Development of plans for the provision of more access to formal schooling, through the building and replacing of schools--a preventive mechanism. This is based on the results of the 1995 study (St.. Bernard & Salim) which showed that one of the factors that could reduce illiteracy was more exposure to formal schooling.
Using diagnostic testing from an early stage of an individual’s life This will allow school administrators to decide whether individuals need remedial assistance from the early stages of their lives, thus reducing adult illiteracy--another preventive mechanism.
Using private organisations such as the Adult Literacy Tutors’ Association (ALTA) and Moms for Literacy, which offer adult literacy classes and assist in the training of tutors for adult literacy programmes. ALTA has 50-60 centres, with enrolments ranging from 500 to 1,000 students, the majority of whom are females.
This shows that a lot of emphasis is being placed on adult literacy in Trinidad and Tobago, involving both preventive and corrective measures. it reflects a balanced approach to literacy training for adults in Trinidad and Tobago.

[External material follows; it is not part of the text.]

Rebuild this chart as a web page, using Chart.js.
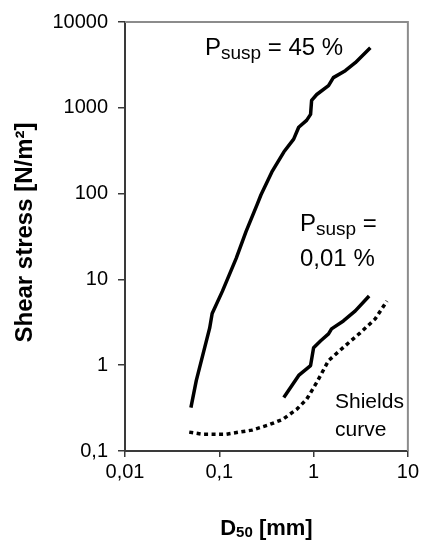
<!DOCTYPE html>
<html lang="en">
<head>
<meta charset="UTF-8">
<title>Shear stress vs D50</title>
<script src="https://cdn.jsdelivr.net/npm/chart.js@4"></script>
<style>
  html, body { margin: 0; padding: 0; background: #fff; }
  canvas { display: block; }
</style>
</head>
<body>
<canvas id="shearChart" width="422" height="545"></canvas>
<script>
// D50 [mm] and shear stress [N/m2]
const susp45D = [0.05, 0.057, 0.079, 0.084, 0.108, 0.151, 0.192, 0.251, 0.277, 0.361, 0.483, 0.615, 0.695, 0.843, 0.929, 0.953, 1.08, 1.44, 1.62, 2.17, 2.77, 4.0];
const susp45Tau = [0.32, 0.66, 2.7, 4.0, 7.3, 17.6, 36, 74, 97, 179, 305, 431, 593, 714, 839, 1218, 1429, 1816, 2248, 2710, 3352, 5000];

const susp001D = [0.483, 0.695, 0.929, 1.0, 1.19, 1.44, 1.55, 2.07, 2.77, 3.88];
const susp001Tau = [0.42, 0.76, 0.99, 1.6, 1.93, 2.32, 2.65, 3.28, 4.29, 6.4];

const shieldsD = [0.048, 0.066, 0.119, 0.163, 0.222, 0.328, 0.472, 0.662, 0.843, 1.08, 1.44, 2.17, 3.12, 4.5, 6.0];
const shieldsTau = [0.166, 0.157, 0.157, 0.166, 0.175, 0.2, 0.234, 0.306, 0.4, 0.63, 1.13, 1.69, 2.38, 3.46, 5.6];

const xTicks = [0.01, 0.1, 1, 10];
const xTickLabels = ['0,01', '0,1', '1', '10'];
const yTicks = [0.1, 1, 10, 100, 1000, 10000];
const yTickLabels = ['0,1', '1', '10', '100', '1000', '10000'];

const FONT = "'Liberation Sans', Arial, sans-serif";
const AXIS_COLOR = '#3a3a3a';
const FRAME_COLOR = '#8c8c8c';

function pts(xs, ys) {
  return xs.map((x, i) => ({ x: x, y: ys[i] }));
}

// draws text pieces one after the other (for subscripts)
function drawRuns(ctx, x, y, runs, center) {
  let total = 0;
  runs.forEach(r => {
    ctx.font = (r.bold ? 'bold ' : '') + r.size + 'px ' + FONT;
    r.w = ctx.measureText(r.t).width;
    total += r.w;
  });
  let cx = center ? x - total / 2 : x;
  runs.forEach(r => {
    ctx.font = (r.bold ? 'bold ' : '') + r.size + 'px ' + FONT;
    ctx.fillText(r.t, cx, y + (r.dy || 0));
    cx += r.w;
  });
}

const textPlugin = {
  id: 'textPlugin',
  afterDraw(chart) {
    const ctx = chart.ctx;
    const ca = chart.chartArea;
    ctx.save();

    // top and right frame
    ctx.strokeStyle = FRAME_COLOR;
    ctx.lineWidth = 2;
    ctx.beginPath();
    ctx.moveTo(ca.left, ca.top);
    ctx.lineTo(ca.right, ca.top);
    ctx.lineTo(ca.right, ca.bottom);
    ctx.stroke();

    ctx.fillStyle = '#000';
    ctx.textAlign = 'left';
    ctx.textBaseline = 'alphabetic';

    drawRuns(ctx, ca.left + 80, ca.top + 33, [
      { t: 'P', size: 24 },
      { t: 'susp', size: 19, dy: 4 },
      { t: ' = 45 %', size: 24 }
    ]);
    drawRuns(ctx, ca.left + 175, ca.top + 209, [
      { t: 'P', size: 24 },
      { t: 'susp', size: 19, dy: 4 },
      { t: ' =', size: 24 }
    ]);
    drawRuns(ctx, ca.left + 175, ca.top + 244, [{ t: '0,01 %', size: 24 }]);

    drawRuns(ctx, ca.left + 210, ca.top + 386, [{ t: 'Shields', size: 21 }]);
    drawRuns(ctx, ca.left + 210, ca.top + 414, [{ t: 'curve', size: 21 }]);

    // x axis title
    drawRuns(ctx, (ca.left + ca.right) / 2, 535, [
      { t: 'D', size: 22, bold: true },
      { t: '50', size: 15, bold: true, dy: 2 },
      { t: ' [mm]', size: 22, bold: true }
    ], true);

    // y axis title
    ctx.translate(32, (ca.top + ca.bottom) / 2 - 4);
    ctx.rotate(-Math.PI / 2);
    ctx.textAlign = 'center';
    ctx.font = 'bold 24px ' + FONT;
    ctx.fillText('Shear stress [N/m²]', 0, 0);

    ctx.restore();
  }
};

const lineStyle = {
  borderColor: '#000',
  borderWidth: 3.5,
  pointRadius: 0,
  tension: 0,
  showLine: true,
  fill: false,
  borderJoinStyle: 'round'
};

const ctx = document.getElementById('shearChart').getContext('2d');
new Chart(ctx, {
  type: 'scatter',
  data: {
    datasets: [
      Object.assign({ label: 'Psusp = 45 %', data: pts(susp45D, susp45Tau) }, lineStyle),
      Object.assign({ label: 'Psusp = 0,01 %', data: pts(susp001D, susp001Tau) }, lineStyle),
      Object.assign({ label: 'Shields curve', data: pts(shieldsD, shieldsTau) }, lineStyle,
        { borderDash: [4, 3.5], borderJoinStyle: 'miter' })
    ]
  },
  options: {
    responsive: false,
    animation: false,
    devicePixelRatio: 1,
    layout: { padding: { top: 19, right: 12, left: 0, bottom: 0 } },
    plugins: {
      legend: { display: false },
      tooltip: { enabled: false }
    },
    scales: {
      x: {
        type: 'logarithmic',
        min: 0.01,
        max: 10,
        afterBuildTicks: s => { s.ticks = xTicks.map(v => ({ value: v })); },
        afterFit: s => { s.height = 94; },
        ticks: {
          color: '#000',
          font: { family: FONT, size: 20 },
          padding: 3,
          maxRotation: 0,
          autoSkip: false,
          callback: (v, i) => xTickLabels[i]
        },
        grid: { drawOnChartArea: false, drawTicks: true, tickLength: 6, color: AXIS_COLOR, lineWidth: 1.5 },
        border: { display: true, color: AXIS_COLOR, width: 2 }
      },
      y: {
        type: 'logarithmic',
        min: 0.1,
        max: 10000,
        afterBuildTicks: s => { s.ticks = yTicks.map(v => ({ value: v })); },
        afterFit: s => { s.width = 125; },
        ticks: {
          color: '#000',
          font: { family: FONT, size: 20 },
          padding: 10,
          autoSkip: false,
          callback: (v, i) => yTickLabels[i]
        },
        grid: { drawOnChartArea: false, drawTicks: true, tickLength: 7, color: AXIS_COLOR, lineWidth: 1.5 },
        border: { display: true, color: AXIS_COLOR, width: 2 }
      }
    }
  },
  plugins: [textPlugin]
});
</script>
</body>
</html>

Literacy Programmes in the Prison Population
There are three in-house education programmes available within the prison system of Trinidad and Tobago:
The basic literacy programme, which is aimed at teaching illiterate inmates the basic skills of reading, writing, and spelling.
The school leaving programme, in which subjects such as Mathematics, Composition, and English Language are taught at this level (50% of the inmates who have been involved in this programme have attained full passes).
The CXC-level programme, which is tutored by prison personnel as well as retired teachers.
This shows that there is an organised programme of literacy training in the prison system of Trinidad and Tobago. There is a detailed step-by-step programme providing educational opportunity for inmates, regardless of their educational level. The quantitative and qualitative aspects of the EFA guidelines are, therefore, being followed in the prisons of Trinidad and Tobago, and is a reflection of what is occurring in the general population.